** What the task asks **
Everything from the first line of the data below through the line that contains "from matplotlib.lines import Line2D" should be written out exactly, please, and nothing more; the pictures stay out.

** Entries with chart source code **

_____

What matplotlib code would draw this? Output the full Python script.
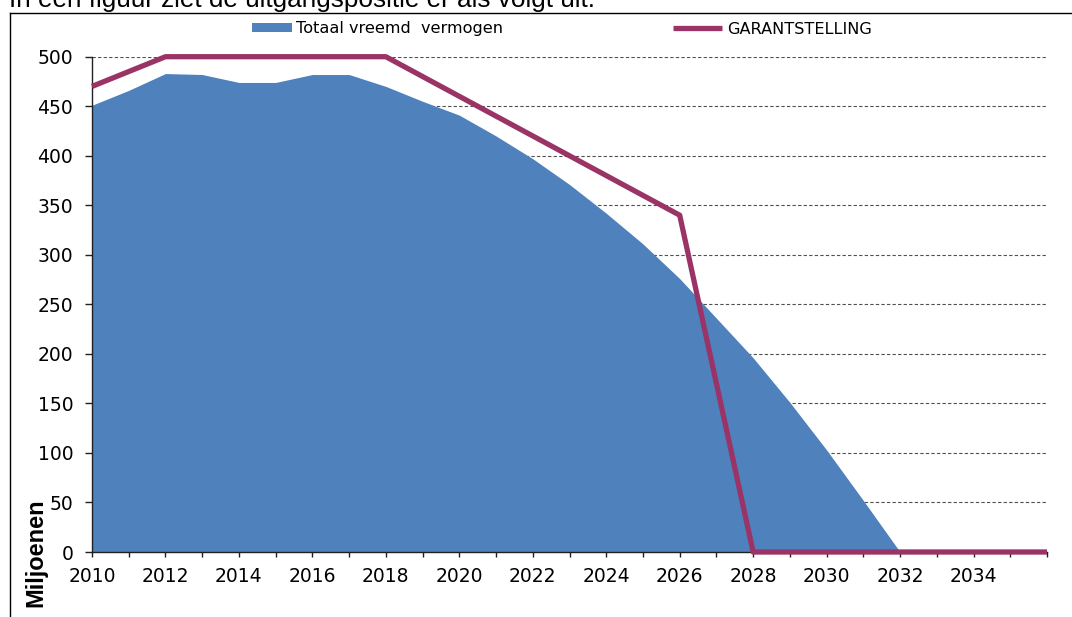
import matplotlib.pyplot as plt
from matplotlib.patches import Patch
from matplotlib.lines import Line2D

# --- data ---
jaren = list(range(2010, 2037))
vreemd_vermogen = [451, 466, 483, 482, 474, 474, 482, 482, 470, 455,
                   441, 420, 397, 371, 342, 311, 276, 236, 196, 151,
                   103, 52, 0, 0, 0, 0, 0]
garantstelling = [470, 485, 500, 500, 500, 500, 500, 500, 500, 480,
                  460, 440, 420, 400, 380, 360, 340, 170, 0, 0,
                  0, 0, 0, 0, 0, 0, 0]
x_labels = [str(j) if (j % 2 == 0 and j < 2036) else "" for j in jaren]
y_ticks = list(range(0, 501, 50))

BLAUW = "#4F81BD"
PAARS = "#9B3466"
W, H = 1072, 617

fig = plt.figure(figsize=(W / 100, H / 100), dpi=100)
ax = fig.add_axes([92 / W, 1 - 552 / H, (1047 - 92) / W, (552 - 56.7) / H])

ax.fill_between(jaren, vreemd_vermogen, 0, color=BLAUW, linewidth=0, zorder=2)
ax.plot(jaren, garantstelling, color=PAARS, linewidth=3.8,
        solid_capstyle="butt", clip_on=False, zorder=3)

ax.set_xlim(2010, 2036)
ax.set_ylim(0, 500)
ax.set_xticks(jaren)
ax.set_xticklabels(x_labels)
ax.set_yticks(y_ticks)

# stippellijnen achter het vlak
ax.set_axisbelow(True)
ax.grid(axis="y", color="#505050", linewidth=0.8, linestyle=(0, (3, 2)))
ax.grid(axis="x", visible=False)

for s in ["top", "right"]:
    ax.spines[s].set_visible(False)
for s in ["left", "bottom"]:
    ax.spines[s].set_color("#202020")
    ax.spines[s].set_linewidth(1)

ax.tick_params(axis="y", direction="out", length=5, width=1, pad=8.5,
               labelsize=13.5, color="#202020")
ax.tick_params(axis="x", direction="out", length=3.5, width=1, pad=7,
               labelsize=13.5, color="#202020")

# legenda: twee losse stukken, zoals in het origineel
fig.legend(handles=[Patch(facecolor=BLAUW, edgecolor="none", label="Totaal vreemd  vermogen")],
           loc="center left", bbox_to_anchor=(252 / W, 1 - 29 / H), frameon=False,
           borderpad=0, borderaxespad=0, handlelength=2.5, handleheight=0.45,
           handletextpad=0.25, fontsize=11.6)
fig.legend(handles=[Line2D([], [], color=PAARS, linewidth=3.8, solid_capstyle="butt",
                           label="GARANTSTELLING")],
           loc="center left", bbox_to_anchor=(673 / W, 1 - 29 / H), frameon=False,
           borderpad=0, borderaxespad=0, handlelength=3.05,
           handletextpad=0.3, fontsize=11.6)

# as-titel linksonder
fig.text(36 / W, 1 - 553 / H, "Miljoenen", rotation=90, ha="center", va="center",
         fontsize=17, fontweight="bold", family="Liberation Sans")

# tekst boven de figuur (bovenkant valt buiten beeld, net als in het origineel)
fig.text(9 / W, 1 - 7 / H, "In een figuur ziet de uitgangspositie er als volgt uit:",
         ha="left", va="baseline", fontsize=18.8, family="Liberation Sans")

# kader rond de grafiek
fig.add_artist(Line2D([9.5 / W, 9.5 / W], [0, 1 - 12.5 / H], color="black", linewidth=1))
fig.add_artist(Line2D([9.5 / W, 1], [1 - 12.5 / H, 1 - 12.5 / H], color="black", linewidth=1))

fig.savefig("out.png", dpi=100)
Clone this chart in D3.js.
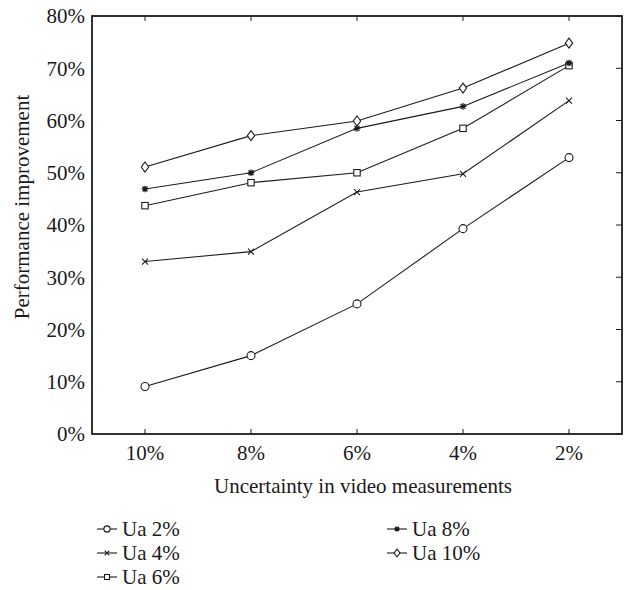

_____

** Output of the exercise **
What matplotlib code would draw this? Output the full Python script.
import matplotlib.pyplot as plt
from matplotlib.patches import Patch
from matplotlib.lines import Line2D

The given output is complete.